This patient is the first to be diagnosed outside Africa with the strain that is currently epidemic there, said CDC director Thomas Frieden, during a conference call with reporters. The outbreak has largely been concentrated in three countries: Liberia, Sierra Leone and Guinea, where 6,574 have been sickened and 3,091 have died so far.

"I have no doubt we will control this importation of Ebola so it does not spread widely in this country," Frieden said.

The patient came to the US to visit family members here and stayed with them, said Frieden. People who shared a flight with him are not at risk for developing Ebola, as patients don't spread the disease until they have symptoms. This patient's symptoms developed four days after the flight. Two days later, on September 26, he sought care, and he was admitted to a hospital and placed in isolation on September 28. The patient wasn't hospitalized right away because early Ebola symptoms look a lot like many other diseases, Frieden says.

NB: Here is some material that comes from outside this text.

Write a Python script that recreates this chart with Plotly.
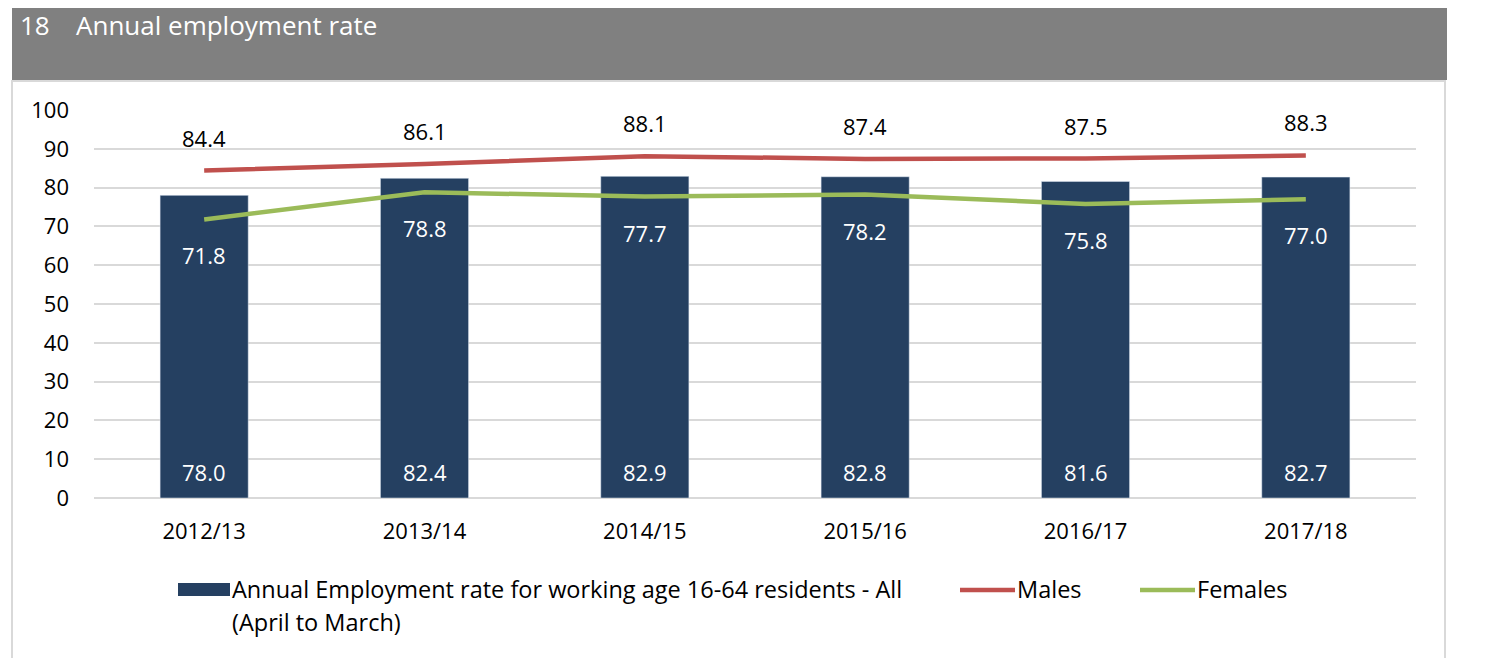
import plotly.graph_objects as go

categories = ["2012/13", "2013/14", "2014/15", "2015/16", "2016/17", "2017/18"]
all_rate = [78.0, 82.4, 82.9, 82.8, 81.6, 82.7]
males = [84.4, 86.1, 88.1, 87.4, 87.5, 88.3]
females = [71.8, 78.8, 77.7, 78.2, 75.8, 77.0]
y_ticks = [0, 10, 20, 30, 40, 50, 60, 70, 80, 90, 100]

W, H = 1485, 658
OFF = 8  # page body margin
# plot area in screen pixels (reference)
SL, SR, ST, SB = 94, 1416, 110, 498
L, R, T, B = SL - OFF, SR - OFF, ST - OFF, SB - OFF


def px(x):
    return (x - SL) / (SR - SL)


def py(y):
    return (SB - y) / (SB - ST)


FONT = "Open Sans"
FS = 22
BAR_C = "#254061"
MALE_C = "#C0504D"
FEM_C = "#9BBB59"

fig = go.Figure()
fig.add_trace(go.Bar(x=categories, y=all_rate, marker_color=BAR_C, width=0.4,
                     showlegend=False, hoverinfo="y"))
fig.add_trace(go.Scatter(x=categories, y=males, mode="lines",
                         line=dict(color=MALE_C, width=4.5), showlegend=False))
fig.add_trace(go.Scatter(x=categories, y=females, mode="lines",
                         line=dict(color=FEM_C, width=4.5), showlegend=False))

ann = []
for c, v in zip(categories, all_rate):
    ann.append(dict(x=c, y=0, yshift=26, text=f"{v:.1f}", showarrow=False,
                    font=dict(family=FONT, size=FS, color="white")))
for c, v in zip(categories, males):
    ann.append(dict(x=c, y=v, yshift=33, text=f"{v:.1f}", showarrow=False,
                    font=dict(family=FONT, size=FS, color="black")))
for c, v in zip(categories, females):
    ann.append(dict(x=c, y=v, yshift=-36, text=f"{v:.1f}", showarrow=False,
                    font=dict(family=FONT, size=FS, color="white")))

# Header title
ann.append(dict(xref="paper", yref="paper", x=px(18), y=py(25), xanchor="left",
                yanchor="middle", text="18", showarrow=False,
                font=dict(family=FONT, size=26, color="white")))
ann.append(dict(xref="paper", yref="paper", x=px(74), y=py(25), xanchor="left",
                yanchor="middle", text="Annual employment rate", showarrow=False,
                font=dict(family=FONT, size=26, color="white")))

# Legend texts
LFS = 23.5
ann.append(dict(xref="paper", yref="paper", x=px(230), y=py(589), xanchor="left",
                yanchor="middle", text="Annual Employment rate for working age 16-64 residents - All",
                showarrow=False, font=dict(family=FONT, size=LFS, color="black")))
ann.append(dict(xref="paper", yref="paper", x=px(230), y=py(622), xanchor="left",
                yanchor="middle", text="(April to March)",
                showarrow=False, font=dict(family=FONT, size=LFS, color="black")))
ann.append(dict(xref="paper", yref="paper", x=px(1015), y=py(589), xanchor="left",
                yanchor="middle", text="Males",
                showarrow=False, font=dict(family=FONT, size=LFS, color="black")))
ann.append(dict(xref="paper", yref="paper", x=px(1195), y=py(589), xanchor="left",
                yanchor="middle", text="Females",
                showarrow=False, font=dict(family=FONT, size=LFS, color="black")))

shapes = [
    dict(type="rect", xref="paper", yref="paper", x0=px(12), x1=px(1447),
         y0=py(80), y1=py(5), fillcolor="#808080", line=dict(width=0), layer="below"),
    dict(type="rect", xref="paper", yref="paper", x0=px(12), x1=px(1445),
         y0=py(672), y1=py(81), fillcolor="rgba(0,0,0,0)",
         line=dict(color="#D9D9D9", width=2), layer="below"),
    dict(type="rect", xref="paper", yref="paper", x0=px(178), x1=px(230),
         y0=py(596), y1=py(583), fillcolor=BAR_C, line=dict(width=0)),
    dict(type="line", xref="paper", yref="paper", x0=px(960), x1=px(1015),
         y0=py(590), y1=py(590), line=dict(color=MALE_C, width=4.5)),
    dict(type="line", xref="paper", yref="paper", x0=px(1140), x1=px(1195),
         y0=py(590), y1=py(590), line=dict(color=FEM_C, width=4.5)),
]

fig.update_layout(
    width=W, height=H,
    margin=dict(l=L, r=W - R, t=T, b=H - B, pad=0),
    paper_bgcolor="white", plot_bgcolor="white",
    annotations=ann, shapes=shapes,
    showlegend=False,
    font=dict(family=FONT, size=FS, color="black"),
)
fig.update_xaxes(type="category", showgrid=False, showline=False, zeroline=False,
                 ticks="", tickfont=dict(family=FONT, size=FS, color="black"),
                 ticklabelstandoff=18)
fig.update_yaxes(range=[0, 100], tickvals=y_ticks, showgrid=True, gridcolor="#D9D9D9",
                 gridwidth=1.5, zeroline=True, zerolinecolor="#D9D9D9", zerolinewidth=1.5,
                 showline=False, ticks="", tickfont=dict(family=FONT, size=FS, color="black"),
                 ticklabelstandoff=24)

fig.write_html("out.html")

"Only someone sick can spread the disease," Frieden says. So anyone the patient was in contact with starting on September 20, is being tracked by public health authorities. They'll be tracked for 21 days; after that, if the disease hasn't developed, it won't. That means that people on the flight from Africa with the patient aren't at risk — only a "handful" of people, including the patient's family, have been exposed.

The patient doesn't appear to have been involved in the Ebola response effort, and won't be moved to a different hospital, since any hospital with an isolation ward can do isolation for Ebola, Frieden says. He declined to say how sick the patient was or what treatment he was receiving, citing privacy concerns.

This isn't the first Ebola patient being treated for the disease in the US, or the first case of a hemorrhagic fever being diagnosed here. Four other hemorrhagic fever patients have been treated here, and one in 2007 had Marburg virus, which is very similar to Ebola. Ebola can be controlled through routine hand-washing and by using gloves and other barriers to prevent contact with infectious bodily fluids. Ebola can't be spread through the air; only direct contact with the body fluids of a patient who is showing symptoms will spread the disease.